Dr. Strober joined the faculty of the UCLA Department of Psychiatry and Biobehavioral Sciences in 1975, and has served as Director of the Eating Disorders and inpatient attending psychologist without interruption for the past 42 years. In addition to his extensive clinical expertise, he has authored 250 scientific papers, articles, and book chapters, and his accomplishments in research, service, and teaching have been recognized by the National Eating Disorders Association (he is the 2005 recipient of the Award for Excellence in Research), and the Academy for Eating Disorders (he is the 2005 recipient of the Award for Excellence in Teaching and Education, and recipient of the 2012 Award for Distinguished Service). In addition, Dr. Strober has 11 Visiting Professorships, serves as ad hoc reviewer for 27 peer-review journals, and is one of the awardees of the 2012 Klingenstein Third Generation Award for Best Paper on Depression and Suicide, published in Journal of the American Academy of Child and Adolescent Psychiatry. His research activities have been funded continuously by the National Institute of Mental Health for over 25 years and focus on the role of temperamental, cross disorder genetic and neural influences in eating disorders, the pharmacotherapy of pediatric affective disorders, and predictors of long term outcomes in eating and affective disorders.

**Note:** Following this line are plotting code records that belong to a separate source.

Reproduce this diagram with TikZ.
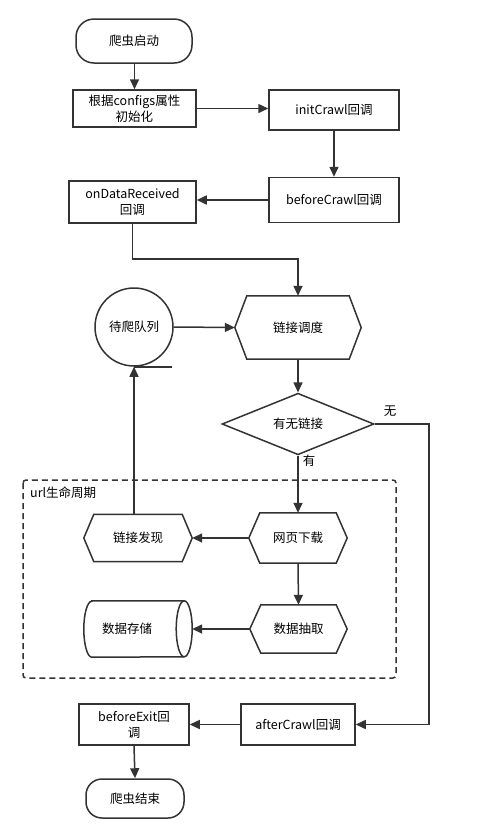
\documentclass[tikz,border=0pt]{standalone}
\usepackage{fontspec}
\setmainfont{Noto Sans CJK SC}
\usetikzlibrary{arrows.meta,shapes.geometric}
\definecolor{ln}{HTML}{333333}
\tikzset{
  base/.style={font=\fontsize{12.5}{16}\selectfont, text=black, inner sep=0pt, align=center},
  shp/.style={draw=ln, line width=1.5pt},
  boxn/.style={base, shp, rectangle},
  term/.style={base, shp, rectangle, rounded corners=18pt},
  plain/.style={base, rectangle},
  link/.style={draw=ln, line width=1.5pt},
  arr/.style={link, -{Triangle[length=10pt,width=9pt]}},
}
\begin{document}
\begin{tikzpicture}[x=1pt,y=-1pt]
\useasboundingbox (0,0) rectangle (492,839);
% top part
\node[term, minimum width=116pt, minimum height=44pt] (st) at (134,41) {爬虫启动};
\node[boxn, minimum width=123pt, minimum height=37pt] (cf) at (134.5,108.5) {根据configs属性\\初始化};
\node[boxn, minimum width=130pt, minimum height=40pt] (ic) at (334,110) {initCrawl回调};
\node[boxn, minimum width=130pt, minimum height=45pt] (bc) at (334,200) {beforeCrawl回调};
\node[boxn, minimum width=127pt, minimum height=42pt] (od) at (132.5,202) {onDataReceived\\回调};
% scheduler hexagon
\node[plain, minimum width=126pt, minimum height=63pt] (hx) at (298,327.5) {链接调度};
\draw[shp] ([xshift=12pt]hx.north west) -- ([xshift=-12pt]hx.north east) -- (hx.east) -- ([xshift=-12pt]hx.south east) -- ([xshift=12pt]hx.south west) -- (hx.west) -- cycle;
% queue
\node[base, shp, circle, minimum size=78pt] (q) at (134,327) {待爬队列};
\draw[shp] (q.south) -- ++(38,0);
% decision
\node[base, shp, diamond, minimum width=152pt, minimum height=54pt] (dm) at (298,424) {有无链接};
\node[plain] (lw) at (390,411) {无};
\node[plain] (ly) at (309,461) {有};
% url life cycle frame
\draw[shp, dashed, dash pattern=on 6pt off 4pt, rounded corners=3pt] (23,480) rectangle (396,678);
\node[plain, anchor=west] (ul) at (30,493) {url生命周期};
% download hexagon
\node[plain, minimum width=98pt, minimum height=50pt] (dl) at (298,538) {网页下载};
\draw[shp] ([xshift=11pt]dl.north west) -- ([xshift=-11pt]dl.north east) -- (dl.east) -- ([xshift=-11pt]dl.south east) -- ([xshift=11pt]dl.south west) -- (dl.west) -- cycle;
% discover hexagon
\node[plain, minimum width=108pt, minimum height=47pt] (lf) at (138,538) {链接发现};
\draw[shp] ([xshift=10pt]lf.north west) -- ([xshift=-10pt]lf.north east) -- (lf.east) -- ([xshift=-10pt]lf.south east) -- ([xshift=10pt]lf.south west) -- (lf.west) -- cycle;
% extract hexagon
\node[plain, minimum width=97pt, minimum height=48pt] (ex) at (298.5,629) {数据抽取};
\draw[shp] ([xshift=11pt]ex.north west) -- ([xshift=-11pt]ex.north east) -- (ex.east) -- ([xshift=-11pt]ex.south east) -- ([xshift=11pt]ex.south west) -- (ex.west) -- cycle;
% storage cylinder
\node[plain, minimum width=108pt, minimum height=56pt] (sg) at (138,629) {};
\node[plain] (sgt) at (127,629) {数据存储};
\draw[shp] ([xshift=8pt]sg.north west) -- ([xshift=-8pt]sg.north east)
  arc[start angle=90, end angle=-90, x radius=8pt, y radius=28pt]
  -- ([xshift=8pt]sg.south west)
  arc[start angle=270, end angle=90, x radius=8pt, y radius=28pt] -- cycle;
\draw[shp] ([xshift=-8pt]sg.north east) arc[start angle=90, end angle=270, x radius=8pt, y radius=28pt];
% bottom part
\node[boxn, minimum width=114pt, minimum height=41pt] (ac) at (298,724.5) {afterCrawl回调};
\node[boxn, minimum width=110pt, minimum height=41pt] (be) at (134,724.5) {beforeExit回\\调};
\node[term, minimum width=98pt, minimum height=39pt, rounded corners=16pt] (en) at (135,798.5) {爬虫结束};
% connectors
\coordinate (rc) at (429,424);
\draw[arr] (st.south -| cf.north) -- (cf.north);
\draw[arr] (cf.east) -- (cf.east -| ic.west);
\draw[arr] (ic.south) -- (ic.south |- bc.north);
\draw[arr] (bc.west) -- (bc.west -| od.east);
\draw[arr] (od.south) -- ++(0,35) -| (hx.north);
\draw[arr] (q.east) -- (hx.west);
\draw[arr] (hx.south) -- (dm.north);
\draw[arr] (dm.south) -- (dl.north);
\draw[arr] (dl.west) -- (lf.east);
\draw[arr] (q.south |- lf.north) -- (q.south);
\draw[arr] (dl.south) -- (ex.north);
\draw[arr] (ex.west) -- (sg.east);
\draw[arr] (dm.east) -- (rc) |- (ac.east);
\draw[arr] (ac.west) -- (be.east);
\draw[arr] (be.south) -- (en.north);
\end{tikzpicture}
\end{document}
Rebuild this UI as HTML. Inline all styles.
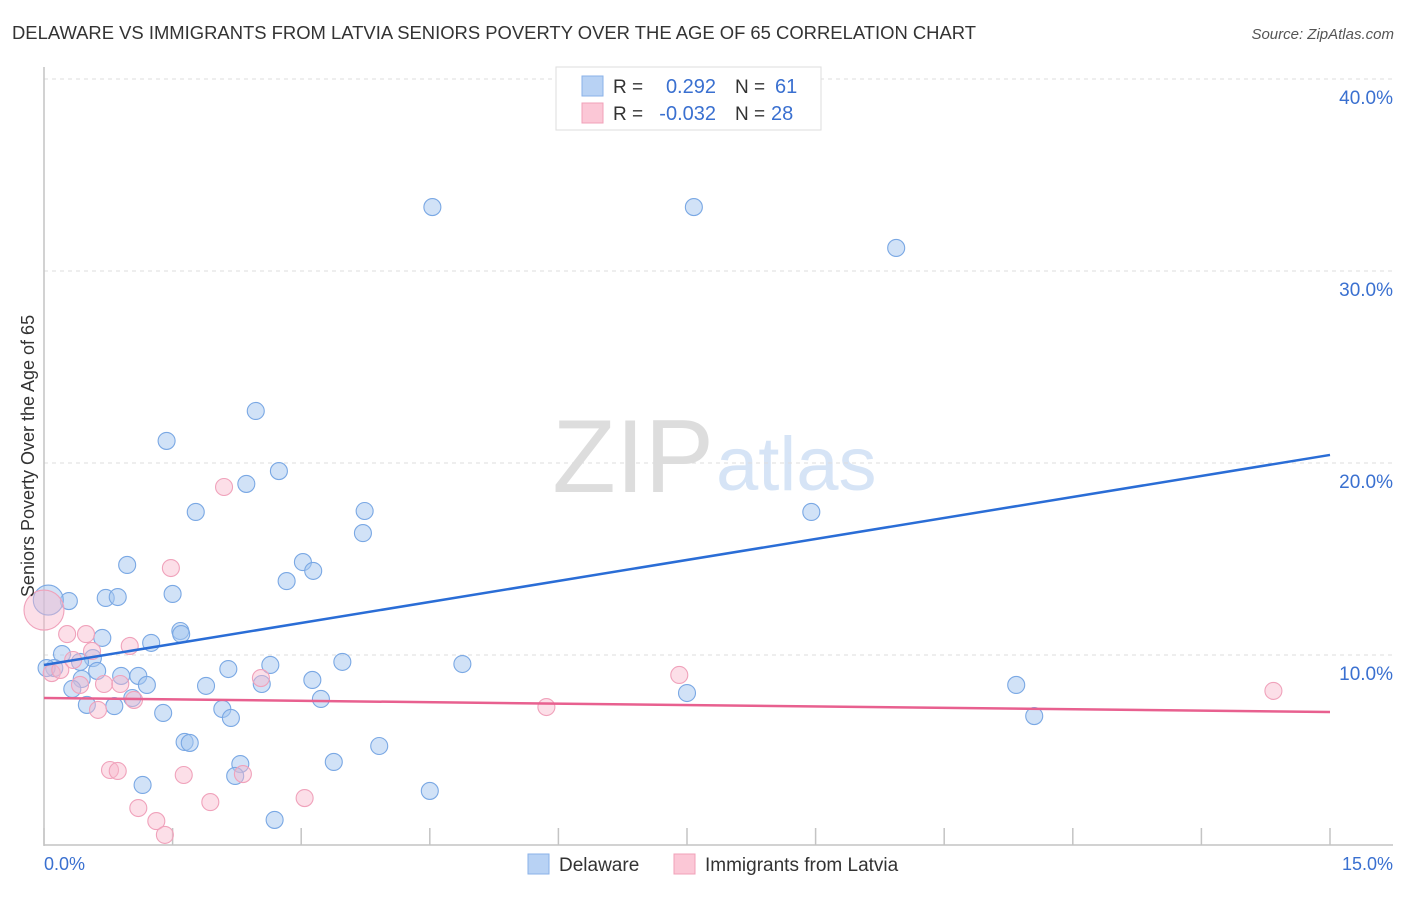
<!DOCTYPE html>
<html><head><meta charset="utf-8"><style>
body{margin:0;background:#fff;font-family:"Liberation Sans",sans-serif;}
svg text{font-family:"Liberation Sans",sans-serif;}
</style></head><body>
<svg id="chart" width="1406" height="892" viewBox="0 0 1406 892">
<text x="12" y="39" font-size="18" fill="#333" textLength="964" lengthAdjust="spacingAndGlyphs">DELAWARE VS IMMIGRANTS FROM LATVIA SENIORS POVERTY OVER THE AGE OF 65 CORRELATION CHART</text>
<text x="1394" y="39" font-size="15" fill="#555" font-style="italic" text-anchor="end">Source: ZipAtlas.com</text>
<text x="714" y="492" font-size="104" fill="#ddd" text-anchor="end" font-family="Liberation Serif">ZIP</text>
<text x="716" y="490" font-size="76" fill="#d6e4f6">atlas</text>
<g id="grid"></g>
<g id="axes"></g>
<g id="marks"></g>
<text x="34" y="456" font-size="18" fill="#333" text-anchor="middle" transform="rotate(-90 34 456)">Seniors Poverty Over the Age of 65</text>
<text x="44" y="870" font-size="18" fill="#3a70d0">0.0%</text>
<text x="1393" y="870" font-size="18" fill="#3a70d0" text-anchor="end">15.0%</text>
<g>
<rect x="556" y="67" width="265" height="63" fill="#fff" stroke="#ddd"/>
<rect x="582" y="76" width="21" height="20" fill="#b8d2f4" stroke="#8ab2e8"/>
<rect x="582" y="103" width="21" height="20" fill="#fbc7d6" stroke="#f0a0b8"/>
<text x="613" y="93" font-size="19" fill="#333">R = </text><text x="716" y="93" font-size="20" fill="#3a70d0" text-anchor="end">0.292</text>
<text x="735" y="93" font-size="19" fill="#333">N = </text><text x="775" y="93" font-size="20" fill="#3a70d0">61</text>
<text x="613" y="120" font-size="19" fill="#333">R = </text><text x="716" y="120" font-size="20" fill="#3a70d0" text-anchor="end">-0.032</text>
<text x="735" y="120" font-size="19" fill="#333">N = </text><text x="771" y="120" font-size="20" fill="#3a70d0">28</text>
</g>
<g>
<rect x="528" y="854" width="21" height="20" fill="#b8d2f4" stroke="#8ab2e8"/>
<text x="559" y="871" font-size="19" fill="#333">Delaware</text>
<rect x="674" y="854" width="21" height="20" fill="#fbc7d6" stroke="#f0a0b8"/>
<text x="705" y="871" font-size="19" fill="#333">Immigrants from Latvia</text>
</g>
</svg>
<script>
const yTicks=[10,20,30,40];
const yTickLabels=["10.0%","20.0%","30.0%","40.0%"];
const blueX=[4.53,7.58,9.94,2.47,1.43,2.74,2.36,1.77,3.74,8.95,3.72,0.97,3.02,3.14,2.83,0.72,0.86,0.29,1.50,1.59,1.60,0.68,1.25,0.21,0.57,0.42,0.12,0.62,0.90,1.10,0.44,1.20,0.33,1.89,2.15,2.64,2.54,3.13,3.48,4.88,7.50,11.34,11.55,3.23,0.50,0.82,1.03,1.39,2.08,2.18,1.64,1.70,3.91,3.38,2.29,2.23,1.15,4.50,2.69,0.05,0.03];
const blueY=[33.33,33.33,31.20,22.71,21.15,19.58,18.91,17.45,17.50,17.45,16.35,14.69,14.84,14.38,13.85,12.97,13.02,12.81,13.18,11.25,11.09,10.89,10.63,10.05,9.84,9.64,9.32,9.17,8.91,8.91,8.75,8.44,8.23,8.39,9.27,9.48,8.49,8.70,9.64,9.53,8.02,8.44,6.82,7.71,7.40,7.34,7.76,6.98,7.19,6.72,5.47,5.42,5.26,4.43,4.32,3.70,3.23,2.92,1.41,12.86,9.32];
const blueR=blueX.map((v,i)=>i===59?15:8.5);
const pinkX=[2.10,1.48,0.0,0.27,0.49,1.00,0.56,0.34,0.09,0.19,0.42,0.70,0.89,1.05,0.63,2.53,7.41,5.86,14.34,0.77,0.86,1.63,2.32,3.04,1.94,1.10,1.31,1.41];
const pinkY=[18.75,14.53,12.34,11.09,11.09,10.47,10.21,9.74,9.06,9.22,8.44,8.49,8.49,7.66,7.14,8.80,8.96,7.29,8.13,4.01,3.96,3.75,3.80,2.55,2.34,2.03,1.35,0.63];
const pinkR=pinkX.map((v,i)=>i===2?20:8.5);
const blueTrend=[9.48,20.42];
const pinkTrend=[7.76,7.03];
const xMax=15, xTicks=[0,1.5,3,4.5,6,7.5,9,10.5,12,13.5,15];
const NS="http://www.w3.org/2000/svg";
const sx=v=>44+v*(1286/xMax);
const sy=v=>847-v*19.2;
function mk(tag,attrs,parent){const e=document.createElementNS(NS,tag);for(const k in attrs)e.setAttribute(k,attrs[k]);parent.appendChild(e);return e;}
const grid=document.getElementById('grid'),axes=document.getElementById('axes'),marks=document.getElementById('marks');
yTicks.forEach((t,i)=>{
  const l=mk('line',{x1:44,x2:1393,y1:sy(t),y2:sy(t),stroke:'#ddd','stroke-dasharray':'4,4'},grid);
  
  
  const tx=mk('text',{x:1393,y:sy(t)+25,'font-size':19,fill:'#3a70d0','text-anchor':'end'},grid);
  tx.textContent=yTickLabels[i];
  
  
});
const ya=mk('line',{x1:44,x2:44,y1:67,y2:846,stroke:'#c4c4c4','stroke-width':1.5},axes);


const xa=mk('line',{x1:44,x2:1393,y1:845,y2:845,stroke:'#c4c4c4','stroke-width':1.5},axes);


xTicks.forEach(t=>{
  const l=mk('line',{x1:sx(t),x2:sx(t),y1:828,y2:845,stroke:'#c4c4c4','stroke-width':1.5},axes);
  
  
});
function dots(X,Y,R,fill,stroke,name){
  X.forEach((x,i)=>{
    const c=mk('circle',{cx:sx(x),cy:sy(Y[i]),r:R[i],fill:fill,stroke:stroke,'stroke-width':1.1},marks);
    
    
  });
}
dots(blueX,blueY,blueR,'rgba(164,198,240,0.5)','#7aa8e4','delaware-point');
dots(pinkX,pinkY,pinkR,'rgba(248,184,204,0.45)','#f0a2bb','latvia-point');
const bl=mk('line',{x1:sx(0),y1:sy(blueTrend[0]),x2:sx(xMax),y2:sy(blueTrend[1]),stroke:'#2a6dd6','stroke-width':2.5},marks);


const pl=mk('line',{x1:sx(0),y1:sy(pinkTrend[0]),x2:sx(xMax),y2:sy(pinkTrend[1]),stroke:'#e8608f','stroke-width':2.5},marks);


</script>
</body></html>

Dr. Strober is a founding member and past President of the Eating Disorders Research Society, a Founding Fellow of the Academy for Eating Disorders, and one of only two psychologists invited to join the American Society of Clinical Psychopharmacology as a Founding Fellow. He has also served as consultant to the National Institute of Mental Health on research priorities in eating disorders and pediatric bipolar illness, and is Editor Emeritus of the International Journal of Eating Disorders.